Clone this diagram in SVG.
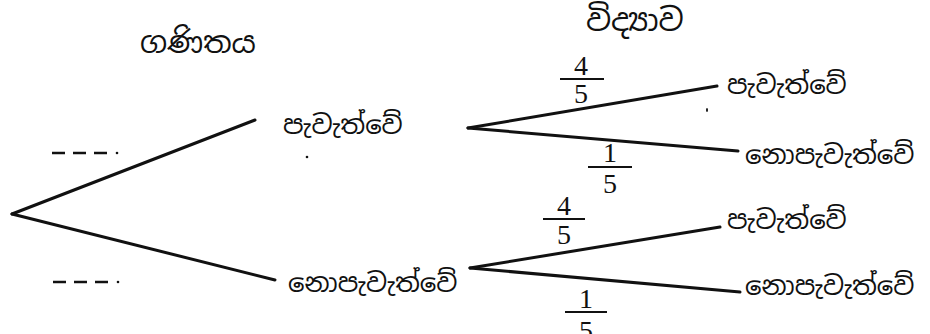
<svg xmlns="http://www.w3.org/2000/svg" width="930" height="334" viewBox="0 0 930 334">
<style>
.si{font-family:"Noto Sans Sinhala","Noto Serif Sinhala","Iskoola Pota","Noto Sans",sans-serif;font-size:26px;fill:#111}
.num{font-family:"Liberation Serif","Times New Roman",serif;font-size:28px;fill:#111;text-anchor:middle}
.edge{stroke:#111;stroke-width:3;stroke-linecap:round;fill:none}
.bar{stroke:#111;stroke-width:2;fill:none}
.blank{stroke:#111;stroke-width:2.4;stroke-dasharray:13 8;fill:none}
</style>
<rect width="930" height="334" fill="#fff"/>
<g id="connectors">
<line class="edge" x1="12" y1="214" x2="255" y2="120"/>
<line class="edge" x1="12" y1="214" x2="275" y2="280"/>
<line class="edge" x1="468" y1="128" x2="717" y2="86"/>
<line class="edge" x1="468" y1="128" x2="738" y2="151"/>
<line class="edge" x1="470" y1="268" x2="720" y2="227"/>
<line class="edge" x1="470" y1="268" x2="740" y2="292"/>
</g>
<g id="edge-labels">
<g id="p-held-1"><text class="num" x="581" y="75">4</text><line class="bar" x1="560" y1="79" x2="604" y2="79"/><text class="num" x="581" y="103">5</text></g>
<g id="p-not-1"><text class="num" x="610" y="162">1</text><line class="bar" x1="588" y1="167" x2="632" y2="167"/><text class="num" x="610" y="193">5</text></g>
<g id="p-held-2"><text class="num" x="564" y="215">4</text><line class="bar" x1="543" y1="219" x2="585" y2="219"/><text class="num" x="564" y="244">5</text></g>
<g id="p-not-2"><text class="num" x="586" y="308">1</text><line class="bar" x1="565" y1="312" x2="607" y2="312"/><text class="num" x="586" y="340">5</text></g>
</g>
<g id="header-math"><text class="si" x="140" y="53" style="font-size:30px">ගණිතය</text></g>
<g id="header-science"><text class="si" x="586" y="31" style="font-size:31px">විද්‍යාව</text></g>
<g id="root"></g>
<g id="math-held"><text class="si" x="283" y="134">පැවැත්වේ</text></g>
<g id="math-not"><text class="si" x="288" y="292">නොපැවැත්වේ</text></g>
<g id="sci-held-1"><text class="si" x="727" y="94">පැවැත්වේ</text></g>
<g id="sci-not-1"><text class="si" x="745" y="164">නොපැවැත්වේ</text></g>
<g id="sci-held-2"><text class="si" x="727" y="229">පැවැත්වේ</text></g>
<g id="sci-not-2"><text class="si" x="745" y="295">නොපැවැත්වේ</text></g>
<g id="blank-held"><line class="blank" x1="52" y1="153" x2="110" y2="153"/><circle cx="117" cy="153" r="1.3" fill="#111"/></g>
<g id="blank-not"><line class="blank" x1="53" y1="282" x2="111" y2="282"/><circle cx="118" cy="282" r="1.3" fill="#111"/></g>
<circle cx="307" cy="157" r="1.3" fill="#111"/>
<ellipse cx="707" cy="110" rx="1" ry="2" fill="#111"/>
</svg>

○ ○ ○ ○ ○

Write the listing above out again exactly, dropping each image.

Clone this diagram in SVG.
<svg xmlns="http://www.w3.org/2000/svg" width="930" height="334" viewBox="0 0 930 334">
<style>
.si{font-family:"Noto Sans Sinhala","Noto Serif Sinhala","Iskoola Pota","Noto Sans",sans-serif;font-size:26px;fill:#111}
.num{font-family:"Liberation Serif","Times New Roman",serif;font-size:28px;fill:#111;text-anchor:middle}
.edge{stroke:#111;stroke-width:3;stroke-linecap:round;fill:none}
.bar{stroke:#111;stroke-width:2;fill:none}
.blank{stroke:#111;stroke-width:2.4;stroke-dasharray:13 8;fill:none}
</style>
<rect width="930" height="334" fill="#fff"/>
<g id="connectors">
<line class="edge" x1="12" y1="214" x2="255" y2="120"/>
<line class="edge" x1="12" y1="214" x2="275" y2="280"/>
<line class="edge" x1="468" y1="128" x2="717" y2="86"/>
<line class="edge" x1="468" y1="128" x2="738" y2="151"/>
<line class="edge" x1="470" y1="268" x2="720" y2="227"/>
<line class="edge" x1="470" y1="268" x2="740" y2="292"/>
</g>
<g id="edge-labels">
<g id="p-held-1"><text class="num" x="581" y="75">4</text><line class="bar" x1="560" y1="79" x2="604" y2="79"/><text class="num" x="581" y="103">5</text></g>
<g id="p-not-1"><text class="num" x="610" y="162">1</text><line class="bar" x1="588" y1="167" x2="632" y2="167"/><text class="num" x="610" y="193">5</text></g>
<g id="p-held-2"><text class="num" x="564" y="215">4</text><line class="bar" x1="543" y1="219" x2="585" y2="219"/><text class="num" x="564" y="244">5</text></g>
<g id="p-not-2"><text class="num" x="586" y="308">1</text><line class="bar" x1="565" y1="312" x2="607" y2="312"/><text class="num" x="586" y="340">5</text></g>
</g>
<g id="header-math"><text class="si" x="140" y="53" style="font-size:30px">ගණිතය</text></g>
<g id="header-science"><text class="si" x="586" y="31" style="font-size:31px">විද්‍යාව</text></g>
<g id="root"></g>
<g id="math-held"><text class="si" x="283" y="134">පැවැත්වේ</text></g>
<g id="math-not"><text class="si" x="288" y="292">නොපැවැත්වේ</text></g>
<g id="sci-held-1"><text class="si" x="727" y="94">පැවැත්වේ</text></g>
<g id="sci-not-1"><text class="si" x="745" y="164">නොපැවැත්වේ</text></g>
<g id="sci-held-2"><text class="si" x="727" y="229">පැවැත්වේ</text></g>
<g id="sci-not-2"><text class="si" x="745" y="295">නොපැවැත්වේ</text></g>
<g id="blank-held"><line class="blank" x1="52" y1="153" x2="110" y2="153"/><circle cx="117" cy="153" r="1.3" fill="#111"/></g>
<g id="blank-not"><line class="blank" x1="53" y1="282" x2="111" y2="282"/><circle cx="118" cy="282" r="1.3" fill="#111"/></g>
<circle cx="307" cy="157" r="1.3" fill="#111"/>
<ellipse cx="707" cy="110" rx="1" ry="2" fill="#111"/>
</svg>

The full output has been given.